This blog post is a continuation of a previous post regarding Data Standardisation, which can be found here.
In my previous post on data standardisation, I explored the ins and outs of linked data and how searching the web can be improved via the implementation of Linked Data concepts and online search resources such as DBpedia. The applications of such constructs are indeed manifold, and the recognition of their usefulness is evidenced in their evolution. The development of such resources and the enhancement of what we can do with data means that the Web itself is constantly going through a metamorphosis. The World Wide Web as a title is self-descriptive of this process; it suggests a hierarchic and organic system through which data, concepts, and ideas are spread with an immediacy and logic that has fueled its aforementioned implementation into every facet of 21st century culture. There is an openness and in-exhaustiveness to the Web that allows it to continue to develop as an informational network. The ascent of search engine technology since the mid 90’s such as Google, Yahoo, etc. is indicative of an everyday or mainstreamed way to search the web.

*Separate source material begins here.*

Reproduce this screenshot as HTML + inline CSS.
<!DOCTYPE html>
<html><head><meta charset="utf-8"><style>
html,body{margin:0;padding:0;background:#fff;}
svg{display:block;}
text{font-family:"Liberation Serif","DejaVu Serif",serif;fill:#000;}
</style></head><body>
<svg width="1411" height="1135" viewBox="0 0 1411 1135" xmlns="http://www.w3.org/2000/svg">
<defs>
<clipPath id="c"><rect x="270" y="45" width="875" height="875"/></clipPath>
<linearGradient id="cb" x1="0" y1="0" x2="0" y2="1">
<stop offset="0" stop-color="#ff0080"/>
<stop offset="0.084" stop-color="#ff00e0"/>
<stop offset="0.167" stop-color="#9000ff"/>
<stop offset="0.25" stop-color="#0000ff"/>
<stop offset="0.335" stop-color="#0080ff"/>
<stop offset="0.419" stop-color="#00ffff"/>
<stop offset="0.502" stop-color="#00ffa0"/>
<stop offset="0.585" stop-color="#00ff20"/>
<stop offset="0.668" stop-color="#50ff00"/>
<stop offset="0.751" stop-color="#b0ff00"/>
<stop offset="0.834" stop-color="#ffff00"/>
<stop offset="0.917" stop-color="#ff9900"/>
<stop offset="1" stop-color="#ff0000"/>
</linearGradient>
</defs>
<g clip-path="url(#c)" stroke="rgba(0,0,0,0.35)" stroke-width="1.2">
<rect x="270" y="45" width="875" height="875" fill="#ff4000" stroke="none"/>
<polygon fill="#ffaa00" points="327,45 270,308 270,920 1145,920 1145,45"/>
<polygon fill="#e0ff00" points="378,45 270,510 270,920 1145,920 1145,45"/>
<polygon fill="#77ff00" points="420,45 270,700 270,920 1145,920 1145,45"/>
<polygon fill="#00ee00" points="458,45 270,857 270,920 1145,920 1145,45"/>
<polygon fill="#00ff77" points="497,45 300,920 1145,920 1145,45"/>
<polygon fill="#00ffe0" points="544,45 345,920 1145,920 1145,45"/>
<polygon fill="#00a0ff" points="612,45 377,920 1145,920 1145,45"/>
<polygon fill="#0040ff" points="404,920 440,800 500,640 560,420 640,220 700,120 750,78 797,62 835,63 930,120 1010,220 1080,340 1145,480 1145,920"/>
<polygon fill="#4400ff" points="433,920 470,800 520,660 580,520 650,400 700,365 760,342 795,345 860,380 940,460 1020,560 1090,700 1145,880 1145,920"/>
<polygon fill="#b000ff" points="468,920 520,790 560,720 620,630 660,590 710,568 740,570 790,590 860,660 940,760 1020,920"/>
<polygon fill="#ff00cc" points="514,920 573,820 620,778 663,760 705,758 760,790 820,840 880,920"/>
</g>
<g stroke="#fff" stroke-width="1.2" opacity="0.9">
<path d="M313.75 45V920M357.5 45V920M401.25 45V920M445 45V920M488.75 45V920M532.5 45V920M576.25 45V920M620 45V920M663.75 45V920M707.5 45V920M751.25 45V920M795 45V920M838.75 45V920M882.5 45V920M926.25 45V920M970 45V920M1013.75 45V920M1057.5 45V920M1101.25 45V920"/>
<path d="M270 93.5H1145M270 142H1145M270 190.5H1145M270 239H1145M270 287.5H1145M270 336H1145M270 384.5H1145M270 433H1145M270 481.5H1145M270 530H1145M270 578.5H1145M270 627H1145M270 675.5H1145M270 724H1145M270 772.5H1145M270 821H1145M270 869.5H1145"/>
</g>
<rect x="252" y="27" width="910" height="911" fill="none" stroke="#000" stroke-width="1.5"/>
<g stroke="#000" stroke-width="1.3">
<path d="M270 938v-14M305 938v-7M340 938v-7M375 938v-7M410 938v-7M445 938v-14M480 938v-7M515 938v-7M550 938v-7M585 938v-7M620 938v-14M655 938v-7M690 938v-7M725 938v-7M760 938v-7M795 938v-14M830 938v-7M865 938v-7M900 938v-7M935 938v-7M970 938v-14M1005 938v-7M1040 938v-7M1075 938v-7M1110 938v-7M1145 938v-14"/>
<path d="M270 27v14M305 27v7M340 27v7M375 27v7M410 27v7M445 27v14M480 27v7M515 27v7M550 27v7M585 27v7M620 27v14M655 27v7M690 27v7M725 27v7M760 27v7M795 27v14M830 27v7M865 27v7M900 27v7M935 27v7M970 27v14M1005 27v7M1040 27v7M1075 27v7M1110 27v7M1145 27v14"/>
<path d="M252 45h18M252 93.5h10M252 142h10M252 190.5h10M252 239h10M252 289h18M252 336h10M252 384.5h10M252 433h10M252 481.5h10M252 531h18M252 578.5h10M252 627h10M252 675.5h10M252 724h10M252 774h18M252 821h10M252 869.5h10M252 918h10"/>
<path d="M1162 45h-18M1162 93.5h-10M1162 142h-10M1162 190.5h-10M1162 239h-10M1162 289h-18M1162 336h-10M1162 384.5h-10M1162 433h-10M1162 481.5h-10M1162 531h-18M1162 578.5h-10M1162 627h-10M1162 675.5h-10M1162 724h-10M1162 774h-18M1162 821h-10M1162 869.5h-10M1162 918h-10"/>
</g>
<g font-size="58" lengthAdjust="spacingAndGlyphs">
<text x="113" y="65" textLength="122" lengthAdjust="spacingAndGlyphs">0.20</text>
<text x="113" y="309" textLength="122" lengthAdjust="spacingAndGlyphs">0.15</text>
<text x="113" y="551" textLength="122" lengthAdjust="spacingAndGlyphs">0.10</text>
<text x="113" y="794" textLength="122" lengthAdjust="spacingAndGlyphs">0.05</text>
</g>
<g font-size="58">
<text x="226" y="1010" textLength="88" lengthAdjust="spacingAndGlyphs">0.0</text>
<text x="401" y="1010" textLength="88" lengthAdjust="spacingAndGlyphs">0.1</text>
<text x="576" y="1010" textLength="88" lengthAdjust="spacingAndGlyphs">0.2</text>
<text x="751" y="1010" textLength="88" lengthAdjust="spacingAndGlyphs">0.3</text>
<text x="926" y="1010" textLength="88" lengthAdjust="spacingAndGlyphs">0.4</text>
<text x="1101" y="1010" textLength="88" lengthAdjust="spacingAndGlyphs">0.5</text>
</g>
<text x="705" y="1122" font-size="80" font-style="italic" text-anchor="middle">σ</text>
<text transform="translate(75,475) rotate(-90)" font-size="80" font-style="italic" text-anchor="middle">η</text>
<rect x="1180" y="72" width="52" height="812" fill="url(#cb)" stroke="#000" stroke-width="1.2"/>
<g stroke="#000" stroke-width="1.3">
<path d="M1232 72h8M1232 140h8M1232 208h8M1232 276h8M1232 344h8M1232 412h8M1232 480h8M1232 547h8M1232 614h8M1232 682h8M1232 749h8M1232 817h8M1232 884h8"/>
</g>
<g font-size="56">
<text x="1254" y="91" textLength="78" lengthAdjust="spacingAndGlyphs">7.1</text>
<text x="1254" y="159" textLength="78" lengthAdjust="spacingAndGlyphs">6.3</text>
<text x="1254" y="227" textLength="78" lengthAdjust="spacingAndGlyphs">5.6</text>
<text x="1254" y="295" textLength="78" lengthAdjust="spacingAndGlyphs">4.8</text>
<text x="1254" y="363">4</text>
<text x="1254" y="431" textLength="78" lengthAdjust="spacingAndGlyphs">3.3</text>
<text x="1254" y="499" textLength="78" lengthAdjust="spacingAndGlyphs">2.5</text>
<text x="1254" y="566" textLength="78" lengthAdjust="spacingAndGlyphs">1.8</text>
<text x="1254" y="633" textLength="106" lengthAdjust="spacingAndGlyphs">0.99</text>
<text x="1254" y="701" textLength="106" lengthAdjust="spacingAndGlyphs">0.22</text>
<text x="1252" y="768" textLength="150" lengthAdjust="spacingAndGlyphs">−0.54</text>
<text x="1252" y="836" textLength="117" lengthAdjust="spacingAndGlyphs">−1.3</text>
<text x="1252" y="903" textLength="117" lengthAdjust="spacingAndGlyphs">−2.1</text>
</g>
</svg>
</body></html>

As mentioned in my previous post, the applications for RDF search engines in presenting the user with more detailed and cross-referential search results cannot be ignored. Querying languages such as SPARQL allow databases such as DBPedia to search URI’s across databases on the internet and allow the tracing of relationships between data. Berners-Lee et al. describe this huge database of entity-relationships as a “global data space on the web containing billions of triples” (Berners-Lee et. al 2008). They mention herein the challenges that such applications face, such as broadening the scope of such resources beyond large static wells of data, but also the beneficial aspects of creating uniformity of access between systems. If the use of Linked Data is seen somewhat as the future for how we search for and trace data, there is some contention to some of its principles. One of these is the very nature of how some of the relationships between pieces of data in a given ontology works. With scientific data, this is not a problem as the very foundation of science is rooted in the objectivity of its data. The problem with describing entity relationships with the humanities is the subjective interpretations of its data. For example, where one user would describe a father as a subject, another user might have a different interpretation of what a ‘father’ actually is. The exploration of these issues at once draws upon a more philosophical debate, which demonstrates that trying to achieve consensus on such matters is not at all simple, and cannot be easily remedied.
In conclusion, the future of the World Wide Web is as unpredictable as any major trend or resource available to us. The advantages for the future of the further implementation of Linked Data on the web is at once a huge benefit and a huge question; where can it go from here?
Bateman, John A. “On the Relationship Between Ontology Construction and Natural Language: A Socio-Semiotic View”, Web, accessed 29/02/2016.
Berners-Lee, Tim et al. “The Semantic Web”, Web, accessed 29/02/2016.
Sendell, DM. “The Impact of Electronic Publishing on the Academic Community”, Web, accessed 29/02/2016.